> Requirements: Print all of the data exactly as written.
···
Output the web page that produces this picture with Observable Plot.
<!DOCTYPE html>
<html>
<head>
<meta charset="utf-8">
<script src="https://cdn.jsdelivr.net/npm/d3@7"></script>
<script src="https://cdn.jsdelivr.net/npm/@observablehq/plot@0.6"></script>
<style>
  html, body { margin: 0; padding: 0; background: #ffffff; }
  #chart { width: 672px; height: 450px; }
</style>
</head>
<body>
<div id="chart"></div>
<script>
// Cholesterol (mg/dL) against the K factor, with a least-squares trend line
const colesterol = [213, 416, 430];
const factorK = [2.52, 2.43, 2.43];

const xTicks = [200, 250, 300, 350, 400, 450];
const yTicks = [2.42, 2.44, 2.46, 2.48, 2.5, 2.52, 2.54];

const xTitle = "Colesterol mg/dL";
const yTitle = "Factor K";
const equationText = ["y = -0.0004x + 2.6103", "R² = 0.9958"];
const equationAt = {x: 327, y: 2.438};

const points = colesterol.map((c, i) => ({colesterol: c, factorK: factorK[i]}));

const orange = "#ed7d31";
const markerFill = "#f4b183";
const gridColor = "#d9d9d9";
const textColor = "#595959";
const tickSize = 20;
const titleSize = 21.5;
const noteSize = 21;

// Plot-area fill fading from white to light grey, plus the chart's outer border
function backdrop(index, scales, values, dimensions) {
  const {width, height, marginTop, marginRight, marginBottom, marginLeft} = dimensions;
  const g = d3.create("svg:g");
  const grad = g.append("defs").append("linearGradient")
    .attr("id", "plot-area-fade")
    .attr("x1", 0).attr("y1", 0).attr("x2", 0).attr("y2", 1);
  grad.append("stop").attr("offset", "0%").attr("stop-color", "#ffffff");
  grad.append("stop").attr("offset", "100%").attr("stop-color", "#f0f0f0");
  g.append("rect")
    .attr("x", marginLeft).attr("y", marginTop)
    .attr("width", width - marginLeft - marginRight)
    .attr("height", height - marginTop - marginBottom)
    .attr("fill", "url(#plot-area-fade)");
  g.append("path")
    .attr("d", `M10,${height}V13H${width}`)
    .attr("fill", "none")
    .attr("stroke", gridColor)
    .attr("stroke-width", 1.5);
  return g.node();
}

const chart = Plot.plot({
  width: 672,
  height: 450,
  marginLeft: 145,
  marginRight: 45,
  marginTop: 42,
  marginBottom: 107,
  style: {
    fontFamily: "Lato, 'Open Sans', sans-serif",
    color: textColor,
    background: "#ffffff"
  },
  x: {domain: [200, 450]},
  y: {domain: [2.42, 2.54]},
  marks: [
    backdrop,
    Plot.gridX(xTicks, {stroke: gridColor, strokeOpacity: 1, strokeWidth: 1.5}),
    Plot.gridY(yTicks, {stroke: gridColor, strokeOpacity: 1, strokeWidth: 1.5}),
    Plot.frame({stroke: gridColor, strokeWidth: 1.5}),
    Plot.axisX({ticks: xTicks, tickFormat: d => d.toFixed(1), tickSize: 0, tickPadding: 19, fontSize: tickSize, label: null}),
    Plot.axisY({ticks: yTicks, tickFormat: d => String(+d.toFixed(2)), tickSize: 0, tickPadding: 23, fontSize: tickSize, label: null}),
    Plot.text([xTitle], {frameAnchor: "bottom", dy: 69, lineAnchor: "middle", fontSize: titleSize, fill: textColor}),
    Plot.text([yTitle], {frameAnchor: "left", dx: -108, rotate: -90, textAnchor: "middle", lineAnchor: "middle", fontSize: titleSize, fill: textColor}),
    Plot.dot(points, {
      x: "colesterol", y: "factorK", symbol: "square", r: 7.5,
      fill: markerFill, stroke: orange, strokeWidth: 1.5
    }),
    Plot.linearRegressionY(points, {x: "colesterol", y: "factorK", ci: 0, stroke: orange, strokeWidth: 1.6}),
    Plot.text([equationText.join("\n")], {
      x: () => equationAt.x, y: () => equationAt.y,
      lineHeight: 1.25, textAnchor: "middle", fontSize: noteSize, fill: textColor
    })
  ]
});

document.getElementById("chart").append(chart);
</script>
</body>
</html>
···
> Exercise output:
Output the web page that produces this picture with Observable Plot.
<!DOCTYPE html>
<html>
<head>
<meta charset="utf-8">
<script src="https://cdn.jsdelivr.net/npm/d3@7"></script>
<script src="https://cdn.jsdelivr.net/npm/@observablehq/plot@0.6"></script>
<style>
  html, body { margin: 0; padding: 0; background: #ffffff; }
  #chart { width: 672px; height: 450px; }
</style>
</head>
<body>
<div id="chart"></div>
<script>
// Cholesterol (mg/dL) against the K factor, with a least-squares trend line
const colesterol = [213, 416, 430];
const factorK = [2.52, 2.43, 2.43];

const xTicks = [200, 250, 300, 350, 400, 450];
const yTicks = [2.42, 2.44, 2.46, 2.48, 2.5, 2.52, 2.54];

const xTitle = "Colesterol mg/dL";
const yTitle = "Factor K";
const equationText = ["y = -0.0004x + 2.6103", "R² = 0.9958"];
const equationAt = {x: 327, y: 2.438};

const points = colesterol.map((c, i) => ({colesterol: c, factorK: factorK[i]}));

const orange = "#ed7d31";
const markerFill = "#f4b183";
const gridColor = "#d9d9d9";
const textColor = "#595959";
const tickSize = 20;
const titleSize = 21.5;
const noteSize = 21;

// Plot-area fill fading from white to light grey, plus the chart's outer border
function backdrop(index, scales, values, dimensions) {
  const {width, height, marginTop, marginRight, marginBottom, marginLeft} = dimensions;
  const g = d3.create("svg:g");
  const grad = g.append("defs").append("linearGradient")
    .attr("id", "plot-area-fade")
    .attr("x1", 0).attr("y1", 0).attr("x2", 0).attr("y2", 1);
  grad.append("stop").attr("offset", "0%").attr("stop-color", "#ffffff");
  grad.append("stop").attr("offset", "100%").attr("stop-color", "#f0f0f0");
  g.append("rect")
    .attr("x", marginLeft).attr("y", marginTop)
    .attr("width", width - marginLeft - marginRight)
    .attr("height", height - marginTop - marginBottom)
    .attr("fill", "url(#plot-area-fade)");
  g.append("path")
    .attr("d", `M10,${height}V13H${width}`)
    .attr("fill", "none")
    .attr("stroke", gridColor)
    .attr("stroke-width", 1.5);
  return g.node();
}

const chart = Plot.plot({
  width: 672,
  height: 450,
  marginLeft: 145,
  marginRight: 45,
  marginTop: 42,
  marginBottom: 107,
  style: {
    fontFamily: "Lato, 'Open Sans', sans-serif",
    color: textColor,
    background: "#ffffff"
  },
  x: {domain: [200, 450]},
  y: {domain: [2.42, 2.54]},
  marks: [
    backdrop,
    Plot.gridX(xTicks, {stroke: gridColor, strokeOpacity: 1, strokeWidth: 1.5}),
    Plot.gridY(yTicks, {stroke: gridColor, strokeOpacity: 1, strokeWidth: 1.5}),
    Plot.frame({stroke: gridColor, strokeWidth: 1.5}),
    Plot.axisX({ticks: xTicks, tickFormat: d => d.toFixed(1), tickSize: 0, tickPadding: 19, fontSize: tickSize, label: null}),
    Plot.axisY({ticks: yTicks, tickFormat: d => String(+d.toFixed(2)), tickSize: 0, tickPadding: 23, fontSize: tickSize, label: null}),
    Plot.text([xTitle], {frameAnchor: "bottom", dy: 69, lineAnchor: "middle", fontSize: titleSize, fill: textColor}),
    Plot.text([yTitle], {frameAnchor: "left", dx: -108, rotate: -90, textAnchor: "middle", lineAnchor: "middle", fontSize: titleSize, fill: textColor}),
    Plot.dot(points, {
      x: "colesterol", y: "factorK", symbol: "square", r: 7.5,
      fill: markerFill, stroke: orange, strokeWidth: 1.5
    }),
    Plot.linearRegressionY(points, {x: "colesterol", y: "factorK", ci: 0, stroke: orange, strokeWidth: 1.6}),
    Plot.text([equationText.join("\n")], {
      x: () => equationAt.x, y: () => equationAt.y,
      lineHeight: 1.25, textAnchor: "middle", fontSize: noteSize, fill: textColor
    })
  ]
});

document.getElementById("chart").append(chart);
</script>
</body>
</html>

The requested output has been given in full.